The Herons’ Tree is located in an incredible garden that grows in a black granite quarry facing the Loire river, with the most beautiful view of the city. It is a dream that floats between the sky and the earth. The flight of the herons, the tree’s mechanical beasts, and the intertwining plants offer infinite dazzling possibilities and welcome visitors to our universe, one branch at a time.
This project comes with many challenges. For example: how are we going to put twenty people on the back and under the wings of a giant heron with a wingspan of fifteen meters, weighing several tons, knowing that it must fly at an altitude of forty-five meters over the audience? These types of challenges are pushing us to explore the latest industrial innovations and new technologies. It feels like we are inventing the world of tomorrow while remaining in touch with the world of today.
The complexity of its design and construction make it an artistic, technical, industrial, and financial gamble. We have decided to tell the story of this adventure exclusively to the thousands of backers who have joined us on Kickstarter.
What are the different skills required to build your projects, and how have you assembled a team with this diverse array of capabilities?
FD: Thirty years of working together has allowed us to create a talented team of enthusiasts. From the first draft to the finishing touches, there are a considerable number of steps. The draft is just the starting point of the creative process — a foundation that serves as a reference point for the teams of builders who work on different parts of the project. At each step, the builders influence and enrich the work with their expertise and experience.

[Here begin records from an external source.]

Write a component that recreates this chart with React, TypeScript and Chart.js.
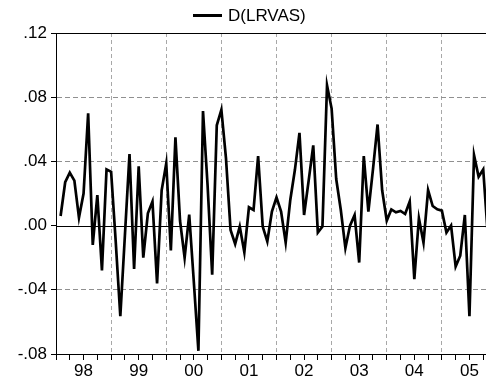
import React, { useEffect, useRef } from "react";
import { Chart, registerables } from "chart.js";

Chart.register(...registerables);

// Monthly series D(LRVAS), first observation 1998M02
const seriesName = "D(LRVAS)";
const startYear = 1998;
const startMonth = 2;
const values = [
  0.006, 0.027, 0.033, 0.028, 0.005, 0.02, 0.07, -0.012, 0.019, -0.028, 0.035, 0.0335,
  -0.01, -0.0565, -0.006, 0.0445, -0.027, 0.037, -0.02, 0.0077, 0.015, -0.036, 0.022, 0.0387,
  -0.0155, 0.055, 0.003, -0.02, 0.0068, -0.035, -0.078, 0.0714, 0.025, -0.0306, 0.0625, 0.0722,
  0.042, -0.0027, -0.0114, -0.0006, -0.0166, 0.0114, 0.0097, 0.0433, -0.0006, -0.0099, 0.0087, 0.0176,
  0.0087, -0.0106, 0.016, 0.0346, 0.0578, 0.0066, 0.028, 0.05, -0.0043, -0.0006, 0.0874, 0.0729,
  0.029, 0.0097, -0.014, 0.0, 0.0066, -0.023, 0.0433, 0.0087, 0.035, 0.063, 0.022, 0.0031,
  0.0101, 0.0083, 0.0091, 0.0072, 0.015, -0.0333, 0.0046, -0.0106, 0.0221, 0.0122, 0.0101, 0.0093,
  -0.0043, 0.0, -0.0255, -0.0188, 0.0066, -0.0565, 0.0439, 0.0304, 0.035, -0.006,
];
const yearLabels = ["98", "99", "00", "01", "02", "03", "04", "05"];
const yTickValues = [-0.08, -0.04, 0.0, 0.04, 0.08, 0.12];

const FONT = '"Liberation Sans", Arial, sans-serif';

export default function App() {
  const ref = useRef<HTMLCanvasElement>(null);

  useEffect(() => {
    const xMax = yearLabels.length * 12;
    const points = values.map((v, i) => ({ x: (startYear - 1998) * 12 + (startMonth - 1) + i, y: v }));

    const refLines = {
      id: "refLines",
      beforeDatasetsDraw(chart: any) {
        const { ctx, chartArea, scales } = chart;
        ctx.save();
        ctx.strokeStyle = "#000";
        ctx.lineWidth = 1;
        const y0 = Math.round(scales.y.getPixelForValue(0)) + 0.5;
        ctx.beginPath();
        ctx.moveTo(chartArea.left, y0);
        ctx.lineTo(chartArea.right, y0);
        const yt = Math.round(chartArea.top) + 0.5;
        ctx.moveTo(chartArea.left, yt);
        ctx.lineTo(chartArea.right, yt);
        ctx.stroke();
        ctx.restore();
      },
    };

    const legendPlugin = {
      id: "customLegend",
      afterDraw(chart: any) {
        const { ctx } = chart;
        ctx.save();
        ctx.strokeStyle = "#000";
        ctx.lineWidth = 3;
        ctx.beginPath();
        ctx.moveTo(193, 15.5);
        ctx.lineTo(222, 15.5);
        ctx.stroke();
        ctx.fillStyle = "#000";
        ctx.font = `17px ${FONT}`;
        ctx.textBaseline = "middle";
        ctx.textAlign = "left";
        ctx.fillText(seriesName, 228, 16);
        ctx.restore();
      },
    };

    const chart = new Chart(ref.current!, {
      type: "line",
      data: {
        datasets: [
          {
            label: seriesName,
            data: points,
            borderColor: "#000",
            backgroundColor: "#000",
            borderWidth: 2.7,
            pointRadius: 0,
            tension: 0,
            fill: false,
          },
        ],
      },
      options: {
        responsive: false,
        animation: false,
        events: [],
        layout: { padding: { top: 33, right: 3, left: 0, bottom: 0 } },
        plugins: { legend: { display: false }, tooltip: { enabled: false } },
        scales: {
          x: {
            type: "linear",
            min: 0,
            max: xMax,
            afterBuildTicks: (s: any) => {
              const t = [];
              for (let m = 0; m <= xMax; m += 3) t.push({ value: m });
              s.ticks = t;
            },
            afterFit: (s: any) => {
              s.height = 29;
            },
            ticks: {
              autoSkip: false,
              maxRotation: 0,
              minRotation: 0,
              padding: 1,
              color: "#000",
              font: { family: FONT, size: 17 },
              callback: (v: any) => (v % 12 === 6 ? yearLabels[(v - 6) / 12] : ""),
            },
            grid: {
              color: (c: any) => {
                const v = c.tick ? c.tick.value : -1;
                return v % 12 === 0 && v > 0 && v < xMax ? "#a8a8a8" : "rgba(0,0,0,0)";
              },
              lineWidth: 1,
              tickColor: "#000",
              tickLength: 6,
              drawTicks: true,
            },
            border: { color: "#000", width: 1, dash: [4, 3] },
          },
          y: {
            min: -0.08,
            max: 0.12,
            afterBuildTicks: (s: any) => {
              s.ticks = yTickValues.map((v) => ({ value: v }));
            },
            afterFit: (s: any) => {
              s.width = 56;
            },
            ticks: {
              padding: 4,
              color: "#000",
              font: { family: FONT, size: 17 },
              callback: (v: any) => {
                const n = Number(v);
                const s = Math.abs(n).toFixed(2).replace(/^0/, "");
                return (n < -1e-9 ? "-" : "") + s;
              },
            },
            grid: {
              color: (c: any) => {
                const v = c.tick ? c.tick.value : 0;
                return Math.abs(v) < 1e-9 || Math.abs(v - 0.12) < 1e-9 || Math.abs(v + 0.08) < 1e-9
                  ? "rgba(0,0,0,0)"
                  : "#909090";
              },
              lineWidth: 1,
              tickColor: "#000",
              tickLength: 5,
            },
            border: { color: "#000", width: 1, dash: [5, 3] },
          },
        },
      },
      plugins: [refLines, legendPlugin],
    });
    return () => chart.destroy();
  }, []);

  return (
    <div style={{ position: "fixed", left: 0, top: 0, width: 486, height: 383, overflow: "hidden", background: "#fff" }}>
      <canvas ref={ref} width={500} height={383} style={{ display: "block", width: 500, height: 383 }} />
    </div>
  );
}
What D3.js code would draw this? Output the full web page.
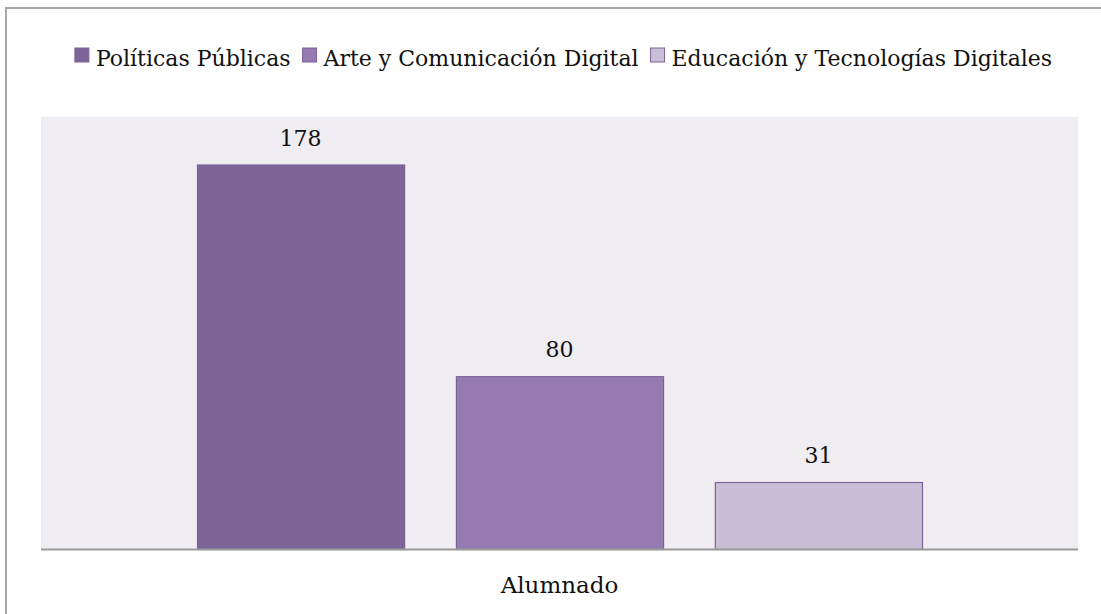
<!DOCTYPE html>
<html>
<head>
<meta charset="utf-8">
<script src="https://cdn.jsdelivr.net/npm/d3@7"></script>
<style>
	body { margin: 0; background: #fff; }
</style>
</head>
<body>
<script>
// data
var series = ["Políticas Públicas", "Arte y Comunicación Digital", "Educación y Tecnologías Digitales"];
var values = [178, 80, 31];
var category = "Alumnado";
var colors = ["#7e6597", "#967bb2", "#c8bfd6"];

var width = 1101,
	height = 614,
	font = "'DejaVu Serif', 'Liberation Serif', serif";

var plot = { left: 41, right: 1078, top: 117, bottom: 549 };

var svg = d3.select("body").append("svg")
	.attr("width", width)
	.attr("height", height)
	.style("font-family", font);

// outer frame
svg.append("rect")
	.attr("x", 6)
	.attr("y", 8)
	.attr("width", width)
	.attr("height", height)
	.attr("fill", "#fff")
	.attr("stroke", "#a6a6a6")
	.attr("stroke-width", 2);

// plot background
svg.append("rect")
	.attr("x", plot.left)
	.attr("y", plot.top)
	.attr("width", plot.right - plot.left)
	.attr("height", plot.bottom - plot.top)
	.attr("fill", "#efecf2");

var x = d3.scaleBand()
	.domain(series)
	.range([plot.left + 156, plot.right - 156])
	.paddingInner(0.2);

var y = d3.scaleLinear()
	.domain([0, 200])
	.range([plot.bottom, plot.top]);

var bars = svg.selectAll(".bar")
	.data(values)
	.enter()
	.append("g")
	.attr("class", "bar");

bars.append("rect")
	.attr("x", function(d, i) { return x(series[i]) + 0.5; })
	.attr("y", function(d) { return y(d) + 0.5; })
	.attr("width", x.bandwidth())
	.attr("height", function(d) { return plot.bottom - y(d); })
	.attr("fill", function(d, i) { return colors[i]; })
	.attr("stroke", "#7a6398")
	.attr("stroke-width", 1.2);

bars.append("text")
	.attr("x", function(d, i) { return x(series[i]) + x.bandwidth() / 2; })
	.attr("y", function(d) { return y(d) - 19; })
	.attr("text-anchor", "middle")
	.attr("font-family", font)
	.attr("font-size", "22px")
	.attr("fill", "#111")
	.text(function(d) { return d; });

// x axis line
svg.append("line")
	.attr("x1", plot.left)
	.attr("x2", plot.right)
	.attr("y1", plot.bottom + 0.5)
	.attr("y2", plot.bottom + 0.5)
	.attr("stroke", "#9a9a9a")
	.attr("stroke-width", 2);

svg.append("text")
	.attr("x", (plot.left + plot.right) / 2)
	.attr("y", 593)
	.attr("text-anchor", "middle")
	.attr("font-family", font)
	.attr("font-size", "23px")
	.attr("fill", "#111")
	.text(category);

// legend, measured then centred
var legend = svg.append("g");
var items = legend.selectAll(".item")
	.data(series)
	.enter()
	.append("g")
	.attr("class", "item");

items.append("rect")
	.attr("y", 48)
	.attr("width", 14)
	.attr("height", 14)
	.attr("fill", function(d, i) { return colors[i]; })
	.attr("stroke", "#7a6398")
	.attr("stroke-width", 1);

items.append("text")
	.attr("x", 21)
	.attr("y", 66)
	.attr("font-family", font)
	.attr("font-size", "22px")
	.attr("fill", "#111")
	.text(function(d) { return d; });

var pos = 0;
items.each(function() {
	var w = d3.select(this).select("text").node().getComputedTextLength();
	d3.select(this).attr("transform", "translate(" + pos + ",0)");
	pos += 21 + w + 12;
});
var total = pos - 12;
legend.attr("transform", "translate(" + (563.5 - total / 2) + ",0)");
</script>
</body>
</html>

We work with hydraulic engineers, wood carvers, electricians, boilermakers, automation engineers, colorists, decorators, architects, illustrators, carpenters, woodworkers, and welders. Over thirty-five trades are involved in the construction phases. And we don’t stop at contributing our skill or specialty. Our builders become designers and, in the end, they take to the stage to operate the machines they constructed.

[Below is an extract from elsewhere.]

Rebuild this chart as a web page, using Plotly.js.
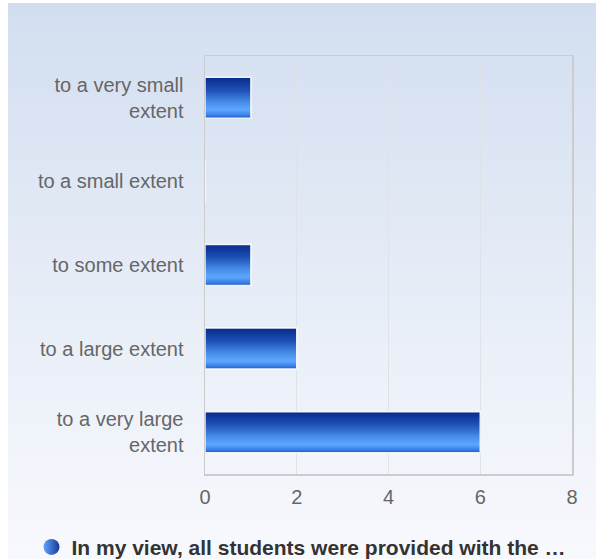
<!DOCTYPE html>
<html>
<head>
<meta charset="utf-8">
<script src="https://cdn.plot.ly/plotly-3.0.1.min.js"></script>
<style>
  html, body { margin: 0; padding: 0; background: #ffffff; }
  #bg { position: absolute; left: 8px; top: 3px; width: 588px; height: 556px;
        background: linear-gradient(to bottom, #d2def0 0%, #e4ebf6 45%, #f8f9fd 100%); }
  #chart { position: absolute; left: 0; top: 0; width: 596px; height: 559px; }
</style>
</head>
<body>
<div id="bg"></div>
<div id="chart"></div>
<script>
// ---- data ----
const categories = ["to a very small<br>extent", "to a small extent", "to some extent", "to a large extent", "to a very large<br>extent"];
const values = [1, 0, 1, 2, 6];
const seriesName = "In my view, all students were provided with the …";
const xTickVals = [0, 2, 4, 6, 8];

// ---- gradient styling for bars (top -> bottom) ----
const stops = [
  [0.00, [10, 42, 140]],
  [0.30, [28, 78, 180]],
  [0.60, [70, 138, 230]],
  [0.80, [95, 168, 255]],
  [0.92, [60, 128, 232]],
  [1.00, [30, 92, 200]]
];
function colorAt(t) {
  for (let i = 0; i < stops.length - 1; i++) {
    const [t0, c0] = stops[i], [t1, c1] = stops[i + 1];
    if (t >= t0 && t <= t1) {
      const f = (t - t0) / (t1 - t0);
      const c = c0.map((v, k) => Math.round(v + (c1[k] - v) * f));
      return `rgb(${c[0]},${c[1]},${c[2]})`;
    }
  }
  const c = stops[stops.length - 1][1];
  return `rgb(${c[0]},${c[1]},${c[2]})`;
}

const FONT = "'Liberation Sans', Arial, Helvetica, sans-serif";
const barWidth = 0.49;
const N = 40;
const traces = [];
for (let i = 0; i < N; i++) {
  const sw = barWidth / N;
  traces.push({
    type: 'bar', orientation: 'h',
    x: values, y: categories,
    width: barWidth - i * sw, offset: -barWidth / 2 + i * sw,
    marker: { color: colorAt((i + 0.5) / N), line: { width: 0 } },
    showlegend: false, hoverinfo: 'skip'
  });
}
// white outline
traces.push({
  type: 'bar', orientation: 'h',
  x: values, y: categories,
  width: barWidth, offset: -barWidth / 2,
  marker: { color: 'rgba(0,0,0,0)', line: { color: 'rgba(255,255,255,0.9)', width: 1.5 } },
  showlegend: false, name: seriesName
});
// legend entry
traces.push({
  type: 'scatter', mode: 'markers',
  x: [null], y: [null],
  name: seriesName,
  marker: { symbol: 'circle', size: 20, color: '#62a4ff',
            gradient: { type: 'horizontal', color: '#16389a' } },
  showlegend: true
});

const layout = {
  width: 596, height: 559,
  margin: { l: 205, r: 24, t: 56, b: 85 },
  paper_bgcolor: 'rgba(0,0,0,0)',
  plot_bgcolor: 'rgba(0,0,0,0)',
  barmode: 'overlay',
  font: { family: FONT, color: '#666666', size: 20 },
  xaxis: {
    range: [0, 8], tickvals: xTickVals, ticktext: xTickVals.map(String),
    showgrid: true, gridcolor: '#dfe3e8', gridwidth: 1,
    zeroline: false, showline: true, mirror: true, linecolor: '#cccccc', linewidth: 1.5,
    ticks: '', ticklabelstandoff: 4, tickfont: { family: FONT, size: 20, color: '#666666' }
  },
  yaxis: {
    type: 'category', categoryorder: 'array', categoryarray: categories,
    autorange: false, range: [4.5, -0.5],
    showgrid: false, zeroline: false, showline: true, mirror: true,
    linecolor: '#cccccc', linewidth: 1.5,
    ticks: '', ticklabelstandoff: 16,
    tickfont: { family: FONT, size: 20, color: '#666666' }
  },
  showlegend: true,
  legend: {
    orientation: 'h', xref: 'container', yref: 'container',
    x: 0.505, xanchor: 'center', y: 0.021, yanchor: 'middle',
    font: { family: FONT, size: 21, color: '#333333', weight: 'bold' },
    itemwidth: 30,
    bgcolor: 'rgba(0,0,0,0)'
  }
};

Plotly.newPlot('chart', traces, layout, { displayModeBar: false, staticPlot: true });
</script>
</body>
</html>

You’ve taken your massive machines all over the world for performances and festivals. What are some of the practical considerations of making this happen?
PO: When we build a new machine, we start with packing and transportation requirements. We need to be able to take it apart completely, put it into a container, and load it onto a boat. We have to consider its weight. Machines that are over twelve meters tall can weigh north of fifty tons. These dimensions almost reach the limit of what is allowed in public spaces. When our machines travel to their shows, we often ask local authorities to confirm the load-bearing capacity of any structures (a bridge, for example) or underground parking lots along the way.
We also present calculation notes on stability and resistance to wind, acceleration, and inclines. Machines loaded with flammable substances such as gas may be subject to additional requirements, based on the standards of each country.
Then there is audience management, crowd movement, and overall safety considerations. We collaborate closely with local authorities — they know their city best. We bring our expertise together to find the right solutions and ensure public safety without degrading the artistic quality of the show, which takes place in the street.
What do you dream of creating that isn’t technically possible yet?
FD: One of my dreams is to create a teleportation center or to invent a consumer-grade drone for individual transport. I’d also like to explore the possibility of long-distance dialogue without the use of a machine.